The Iowa Nature Calendar
“We Iowans delight in the sensory pleasures of our changing seasons: a winter cardinal’s first whistle, the taste of a springtime morel, the pungent prairie abloom in summer, the blaze of autumn leaf color. Jean Prior and James Sandrock have chronicled dozens of seasonal events that connect us to the cycles and rhythms of Nature. Their Iowa Nature Calendar artfully reminds us of the daily wonders we can experience in the natural world.”—Larry A. Stone
“The Iowa Nature Calendar is a comprehensive daily guide to the progress of natural change in the Midwest. It combines a natural almanac with dates and facts important to Iowans. This is a great resource for the amateur and professional naturalist, a daily reminder that our world is one of constant change, full of the regular rhythms and the great forces that shape our planet—migration, freeze and thaw, the events of the sky and space. From the March blooming of the pasque flower to November’s Leonid meteor showers, the pages are filled with natural notations of Iowa’s landscape.”—Liz Christiansen, Iowa Department of Natural Resources
One of the joys of midwestern living is the variety brought by the changing seasons. The lyrical text of The Iowa Nature Calendar brings a year to life—perpetually—through a daily appreciation of the chirping, blooming, singing details of Iowa’s natural world.
Because keeping track of past years’ observations will enrich your enjoyment of the current year, each month has ample room to add your own notes on blooming wildflowers, nesting birds, semaphoring fireflies, and clicking cricket frogs as well as birthdays, anniversaries, and other annual celebrations.

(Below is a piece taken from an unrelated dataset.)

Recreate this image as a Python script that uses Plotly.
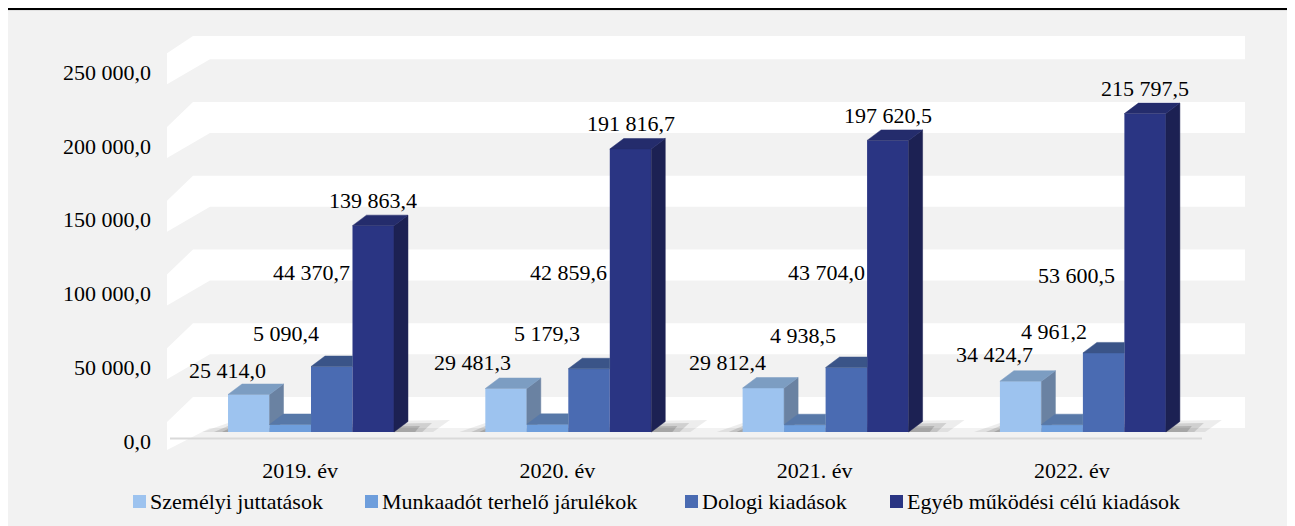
import plotly.graph_objects as go

# ---- data -------------------------------------------------------------
years = ["2019. év", "2020. év", "2021. év", "2022. év"]
series_names = [
    "Személyi juttatások",
    "Munkaadót terhelő járulékok",
    "Dologi kiadások",
    "Egyéb működési célú kiadások",
]
szemelyi = [25414.0, 29481.3, 29812.4, 34424.7]
munkaadot = [5090.4, 5179.3, 4938.5, 4961.2]
dologi = [44370.7, 42859.6, 43704.0, 53600.5]
egyeb = [139863.4, 191816.7, 197620.5, 215797.5]
y_ticks = [0, 50000, 100000, 150000, 200000, 250000]

series = [szemelyi, munkaadot, dologi, egyeb]

# ---- styling ----------------------------------------------------------
front_colors = ["#9DC3EF", "#6E9EDC", "#4A6BB2", "#2A3583"]
top_colors = ["#7C9DC2", "#5778A8", "#3A5488", "#242C6C"]
side_colors = ["#6A82A2", "#4D6A96", "#30467A", "#1C2153"]
FONT = "Liberation Serif, DejaVu Serif, serif"

# label placement: offset from bar centre (category units) and height (axis units);
# None -> just above the bar
label_dx = [
    [-0.082, -0.132, -0.140, -0.101],
    [-0.016, -0.004, -0.008, -0.031],
    [-0.078, -0.078, -0.078, -0.105],
    [0.0, 0.0, 0.0, 0.0],
]
label_y = [
    [42000, 46800, 46800, 52200],
    [67100, 67100, 65700, 67800],
    [107800, 108400, 107800, 106400],
    None,
]

# ---- geometry (screen pixels; the page body adds an 8px margin) ---------
OFF = 8
W_FIG, H_FIG = 1295, 526
PLOT_L, PLOT_R, PLOT_T, PLOT_B = 160, 1250, 36, 450
X0_PX, Y0_PX = 311, 432
PX_PER_CAT = 257.3
PX_PER_UNIT = 1.4754 / 1000


def dx_px(p):
    return p / PX_PER_CAT


def dy_px(p):
    return p / PX_PER_UNIT


def to_x(px):
    return (px - X0_PX) / PX_PER_CAT


def to_y(py):
    return (Y0_PX - py) / PX_PER_UNIT


def paper_x(px):
    return (px - PLOT_L) / (PLOT_R - PLOT_L)


def paper_y(py):
    return (PLOT_B - py) / (PLOT_B - PLOT_T)


x_range = [to_x(PLOT_L), to_x(PLOT_R)]
y_range = [to_y(PLOT_B), to_y(PLOT_T)]

BARGAP = 0.355
BAR_W = (1 - BARGAP) / len(series)
DEPTH_X = dx_px(14)
DEPTH_Y = dy_px(10.5)


def fmt(v):
    return f"{v:,.1f}".replace(",", " ").replace(".", ",")


def clip_above(poly, c):
    out = []
    n = len(poly)
    for k in range(n):
        p, q = poly[k], poly[(k + 1) % n]
        pin, qin = p[1] >= c, q[1] >= c
        if pin:
            out.append(p)
        if pin != qin:
            t = (c - p[1]) / (q[1] - p[1])
            out.append((p[0] + t * (q[0] - p[0]), c))
    return out


def poly_xy(polys):
    xs, ys = [], []
    for poly in polys:
        if len(poly) < 3:
            continue
        xs += [p[0] for p in poly] + [poly[0][0], None]
        ys += [p[1] for p in poly] + [poly[0][1], None]
    return xs, ys


def path_of(pts):
    return "M " + " L ".join(f"{x},{y}" for x, y in pts) + " Z"


cats = list(range(len(years)))
fig = go.Figure()

# front faces
for i, vals in enumerate(series):
    fig.add_trace(go.Bar(
        x=cats, y=vals, name=series_names[i],
        marker=dict(color=front_colors[i], line_width=0),
        showlegend=False, hoverinfo="skip",
    ))

# top and side faces of the pseudo-3D columns
for i, vals in enumerate(series):
    tops, sides = [], []
    for g in cats:
        l = g + (i - len(series) / 2) * BAR_W
        r = l + BAR_W
        h = vals[g]
        hn = series[i + 1][g] if i + 1 < len(series) else 0.0
        side = [(r, 0), (r + DEPTH_X, DEPTH_Y), (r + DEPTH_X, h + DEPTH_Y), (r, h)]
        if hn > 0:
            side = clip_above(side, hn)
        sides.append(side)
        if hn >= h + DEPTH_Y:
            top = [(l, h), (r, h), (r, h + DEPTH_Y), (l + DEPTH_X, h + DEPTH_Y)]
        elif hn > h:
            top = [(l, h), (r, h), (r, hn), (r + (hn - h) / DEPTH_Y * DEPTH_X, hn),
                   (r + DEPTH_X, h + DEPTH_Y), (l + DEPTH_X, h + DEPTH_Y)]
        else:
            top = [(l, h), (r, h), (r + DEPTH_X, h + DEPTH_Y), (l + DEPTH_X, h + DEPTH_Y)]
        tops.append(top)
    for polys, col in ((sides, side_colors[i]), (tops, top_colors[i])):
        xs, ys = poly_xy(polys)
        fig.add_trace(go.Scatter(
            x=xs, y=ys, mode="lines", fill="toself", fillcolor=col,
            line=dict(color=col, width=0.5), showlegend=False, hoverinfo="skip",
        ))

# data labels
annotations = []
for i, vals in enumerate(series):
    for g in cats:
        xc = g + (i - len(series) / 2 + 0.5) * BAR_W + label_dx[i][g]
        yc = label_y[i][g] if label_y[i] is not None else vals[g] + dy_px(25)
        annotations.append(dict(
            x=xc, y=yc, xref="x", yref="y", text=fmt(vals[g]), showarrow=False,
            xanchor="center", yanchor="middle",
            font=dict(family=FONT, size=22, color="#000000"),
        ))

# manual legend
legend_sq = [(133, 146), (365, 378), (685, 698), (890, 903)]
for i, name in enumerate(series_names):
    x0, x1 = legend_sq[i]
    annotations.append(dict(
        x=paper_x(x1 + 2), y=paper_y(501), xref="paper", yref="paper",
        text=name, showarrow=False, xanchor="left", yanchor="middle",
        font=dict(family=FONT, size=22, color="#000000"),
    ))

shapes = [
    # chart box and title rule
    dict(type="rect", xref="paper", yref="paper", layer="below",
         x0=paper_x(3), x1=paper_x(W_FIG + 20), y0=paper_y(10), y1=paper_y(H_FIG + 20),
         fillcolor="#F2F2F2", line=dict(color="#D0D0D0", width=1)),
    dict(type="line", xref="paper", yref="paper", layer="below",
         x0=paper_x(0), x1=paper_x(W_FIG + 20), y0=paper_y(9), y1=paper_y(9),
         line=dict(color="#000000", width=2)),
]

# white 3D gridline planks
for v in y_ticks:
    pts = [
        (to_x(167), v + dy_px(10)),
        (to_x(193), v + dy_px(35)),
        (to_x(1245), v + dy_px(35)),
        (to_x(1245), v + dy_px(4)),
        (to_x(210), v + dy_px(4)),
        (to_x(167), v - dy_px(21)),
    ]
    pts = [(x, min(max(y, y_range[0]), y_range[1])) for x, y in pts]
    shapes.append(dict(type="path", xref="x", yref="y", layer="below", path=path_of(pts),
                       fillcolor="#FFFFFF", line=dict(width=0)))

# floor front edge
shapes.append(dict(type="line", xref="x", yref="y", layer="below",
                   x0=to_x(170), x1=to_x(1202), y0=to_y(438.5), y1=to_y(438.5),
                   line=dict(color="#D9D9D9", width=2)))

# soft floor shadows
for g in cats:
    left = g - len(series) / 2 * BAR_W
    right = g + len(series) / 2 * BAR_W + DEPTH_X
    for (lo, ro, rt, alpha) in ((26, 42, 12, 0.07), (14, 24, 9, 0.12), (6, 12, 6, 0.15)):
        pts = [
            (left - dx_px(lo), 0),
            (left, dy_px(rt - 3)),
            (right + dx_px(ro), dy_px(rt)),
            (right + dx_px(ro * 0.6), 0),
        ]
        shapes.append(dict(type="path", xref="x", yref="y", layer="below", path=path_of(pts),
                           fillcolor=f"rgba(0,0,0,{alpha})", line=dict(width=0)))

for i in range(len(series)):
    x0, x1 = legend_sq[i]
    shapes.append(dict(type="rect", xref="paper", yref="paper",
                       x0=paper_x(x0), x1=paper_x(x1), y0=paper_y(508), y1=paper_y(495),
                       fillcolor=front_colors[i], line=dict(width=0)))

fig.update_layout(
    width=W_FIG, height=H_FIG,
    margin=dict(l=PLOT_L - OFF, r=W_FIG + OFF - PLOT_R, t=PLOT_T - OFF,
                b=H_FIG + OFF - PLOT_B, autoexpand=False),
    paper_bgcolor="#FFFFFF", plot_bgcolor="rgba(0,0,0,0)",
    barmode="group", bargap=BARGAP, bargroupgap=0,
    showlegend=False,
    font=dict(family=FONT, size=22, color="#000000"),
    xaxis=dict(
        range=x_range, tickvals=cats, ticktext=years, showgrid=False, zeroline=False,
        showline=False, ticks="", ticklabelshift=-11, ticklabelstandoff=5,
        tickfont=dict(family=FONT, size=22, color="#000000"), fixedrange=True,
    ),
    yaxis=dict(
        range=y_range, tickvals=y_ticks, ticktext=[fmt(v) for v in y_ticks],
        showgrid=False, zeroline=False, showline=False, ticks="",
        ticklabelshift=9, ticklabelstandoff=8,
        tickfont=dict(family=FONT, size=22, color="#000000"), fixedrange=True,
    ),
    annotations=annotations,
    shapes=shapes,
)

fig.write_html("out.html")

The authors, both long-time Iowa naturalists, have included birth dates of notable Iowa conservationists, nature-related events from Bald Eagle Days to Christmas Bird Counts to the annual Frog and Toad Survey, and the names of the full moons from January’s Wolf Moon to December’s Long Night Moon. Particularly user-friendly are their suggestions for visits to state parks and preserves; for example, look for bison calves at Neal Smith National Wildlife Refuge in June and spectacular flocks of migrating snow geese at DeSoto Bend Wildlife Refuge in October. They also remind you to put up purple martin houses and bat boxes in the spring, sign up for a class at Lakeside Laboratory in the summer, clean out your bluebird boxes in the fall, and watch for the glow of the aurora borealis in wintertime. Throughout they present intriguing, well-chosen information certain to appeal to all nature lovers from amateur gardeners to professional botanists.